Rust needs an extended standard library(kerkour.com) |
Rust needs an extended standard library(kerkour.com) |
In practice, they don’t gain adoption. The current situation is just better, or at least, many more people seem to think that in practice.
Whether that's really what a community wants is a different topic. Python ecosystem and its stdlib history is a good way to look at it (eg. urllib vs requests etc).
What would be better is to have a set of standard traits that libraries can implement to provide a service.
Effectively, create a standard and let other people build things that adhere to that standard.
This gives the freedom to people to choose what implementation best suits their purpose, but still be able to write code that’s decoupled from a specific library in case it disappears.
Another standard library would just be like boost in C++. That sort of makes sense if you have no package manager so integrating new libraries is a nightmare, and type-safety is pretty lax, but Rust is on the opposite side of both of those things.
Go has a large and extensive stdlib which can do basically anything.
On top nearly everything has an interface defined by that lib, which is used by third party libraries too.
So a lot of code, libraries and so on becomes sort of plug and play and just works together.
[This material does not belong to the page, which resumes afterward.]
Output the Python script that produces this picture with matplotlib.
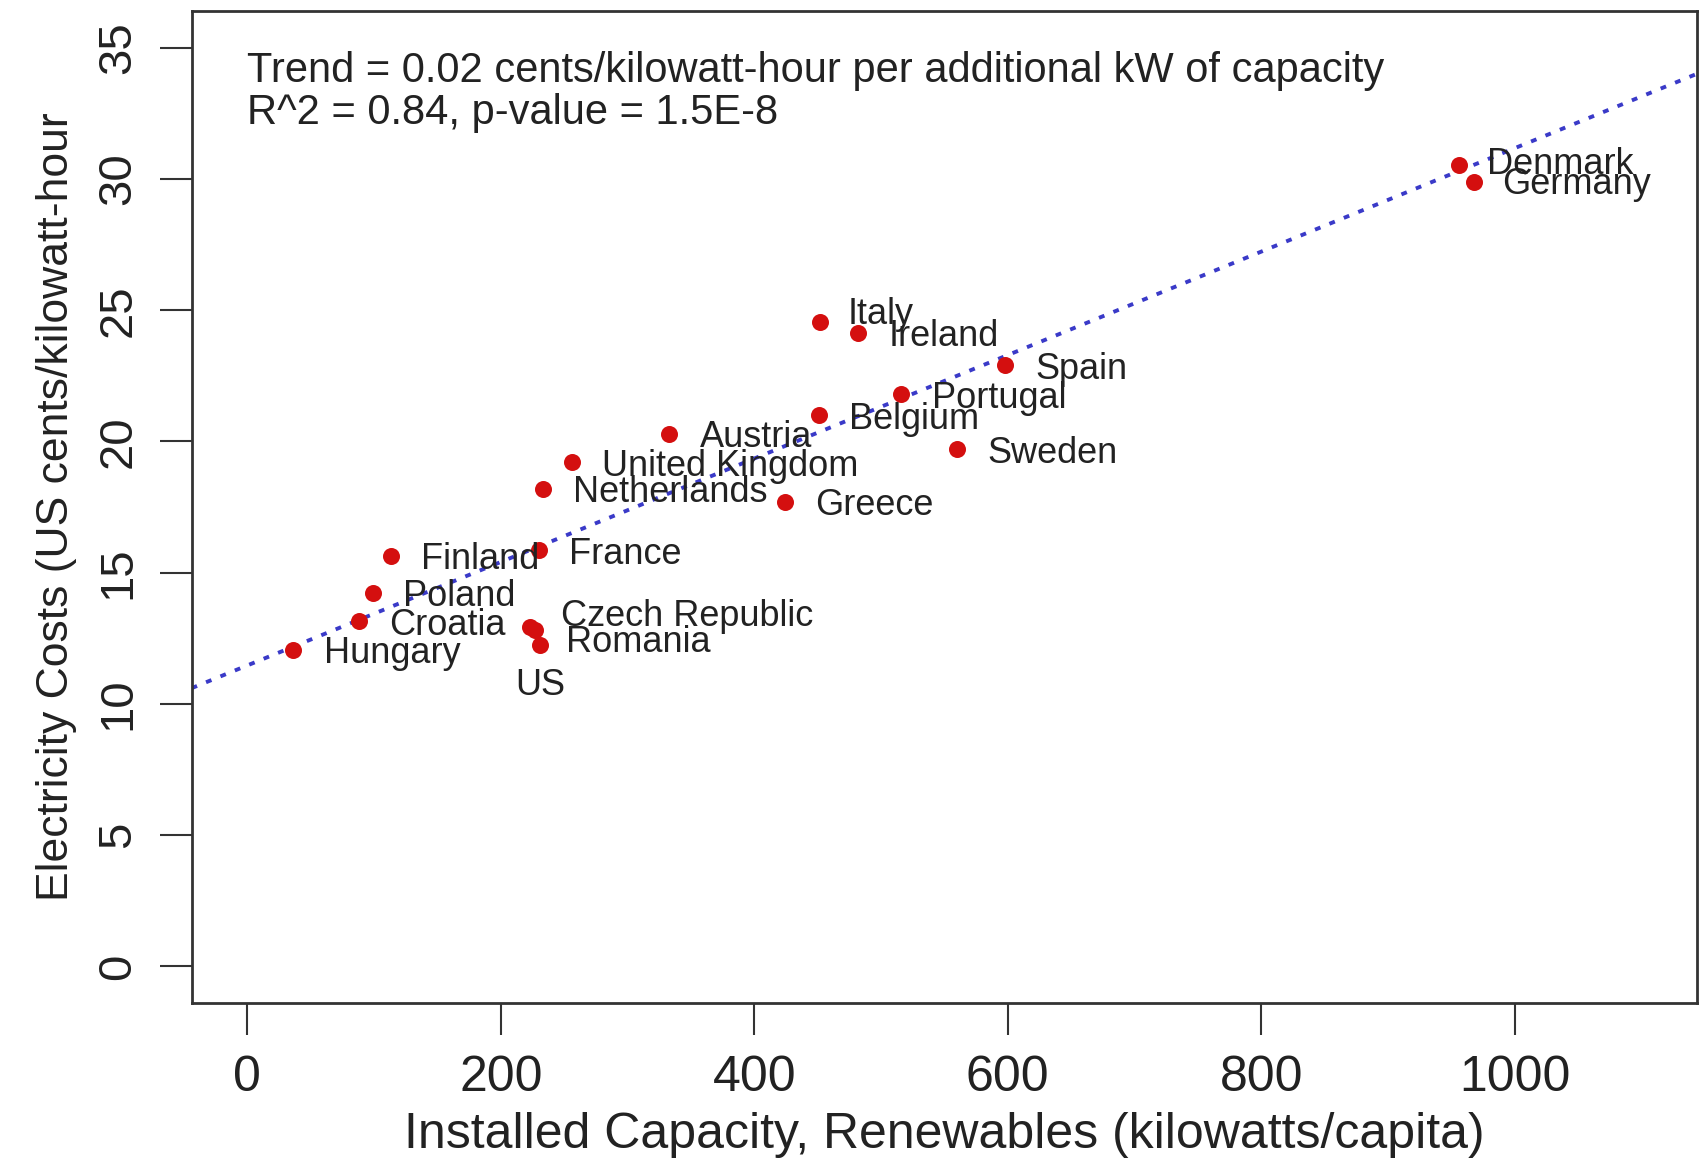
import matplotlib
matplotlib.use("Agg")
import matplotlib.pyplot as plt
import numpy as np

countries = ["Denmark", "Germany", "Italy", "Ireland", "Spain", "Portugal", "Belgium",
             "Sweden", "Austria", "United Kingdom", "Netherlands", "Greece", "Finland",
             "France", "Poland", "Croatia", "Hungary", "Czech Republic", "Romania", "US"]
capacity = [956, 968, 452, 482, 598, 516, 451, 560, 333, 256, 233, 424, 113, 230,
            99, 88, 36, 223, 227, 231]
cost = [30.55, 29.9, 24.56, 24.15, 22.9, 21.8, 21.0, 19.7, 20.3, 19.2, 18.2, 17.7,
        15.65, 15.86, 14.24, 13.16, 12.07, 12.95, 12.8, 12.24]

trend_slope = 0.0197
trend_intercept = 11.47

x_ticks = [0, 200, 400, 600, 800, 1000]
y_ticks = [0, 5, 10, 15, 20, 25, 30, 35]

x_label = "Installed Capacity, Renewables (kilowatts/capita)"
y_label = "Electricity Costs (US cents/kilowatt-hour"
note1 = "Trend = 0.02 cents/kilowatt-hour per additional kW of capacity"
note2 = "R^2 = 0.84, p-value = 1.5E-8"

# label offsets in points (layout only)
label_offsets = {c: (22, 0) for c in countries}
label_offsets["Italy"] = (20, 8)
label_offsets["Denmark"] = (20, 3)
label_offsets["Germany"] = (20, 1)
label_offsets["Czech Republic"] = (22, 10)
label_offsets["Romania"] = (22, -6)

plt.rcParams['font.family'] = ['Liberation Sans', 'DejaVu Sans']
txt_color = "#222222"

fig = plt.figure(figsize=(17.08, 11.64), dpi=100)
ax = fig.add_axes([0.1122, 0.1381, 0.8814, 0.8525])

xlim = (0 - 0.04 * 1100, 1100 + 0.04 * 1100)
ylim = (0 - 0.04 * 35, 35 + 0.04 * 35)
ax.set_xlim(*xlim)
ax.set_ylim(*ylim)

xs = np.array(xlim)
ax.plot(xs, trend_intercept + trend_slope * xs, linestyle=(0, (1.5, 2.5)),
        color="#3a3ac8", lw=2.8, zorder=2)

ax.scatter(capacity, cost, s=150, color="#d40f0f", zorder=3, linewidths=0)

for c, x, y in zip(countries, capacity, cost):
    if c == "US":
        ax.annotate(c, (x, y), xytext=(0, -26), textcoords="offset points",
                    ha="center", va="center_baseline", fontsize=26, color=txt_color, zorder=4)
    else:
        ax.annotate(c, (x, y), xytext=label_offsets[c], textcoords="offset points",
                    ha="left", va="center_baseline", fontsize=26, color=txt_color, zorder=4)

ax.text(0, 34.3, note1, ha="left", va="center_baseline", fontsize=30, color=txt_color)
ax.text(0, 32.7, note2, ha="left", va="center_baseline", fontsize=30, color=txt_color)

for sp in ax.spines.values():
    sp.set_linewidth(2.0)
    sp.set_color("#333333")

ax.set_xticks(x_ticks)
ax.set_xticklabels([str(v) for v in x_ticks])
ax.set_yticks(y_ticks)
ax.set_yticklabels([str(v) for v in y_ticks], rotation=90, va="center")
ax.tick_params(axis="x", direction="out", length=23, width=1.5, color="#333333",
               labelsize=36, pad=14, labelcolor=txt_color)
ax.tick_params(axis="y", direction="out", length=23, width=1.5, color="#333333",
               labelsize=34, pad=14, labelcolor=txt_color)

ax.set_xlabel(x_label, fontsize=36, color=txt_color, labelpad=8)
ax.set_ylabel(y_label, fontsize=32, color=txt_color, labelpad=14)

fig.savefig("out.png", dpi=100)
That is really great and one of the reasons why i made our company use Go for our backed stuff.
A bad standard library like PHP or a non existent like Javascripts is a thing that is a massive hindrance to developers. It wastes so incredibly much time it is absolutely insane. Ask me how I know...
The Rust people are in the unique situation that they could actually kill the fragmentation and set a standard. It's a lot if work but there are good examples to copy ideas from.
And tbh, most "new" libraries get developed for both a better API and improved function.
Supporting tools like cargo audit would be a better choice for the entire ecosystem, not just things that are appropriate to have in stdx.
How could cargo audit help there when you don't know if a particular package has been infiltrated?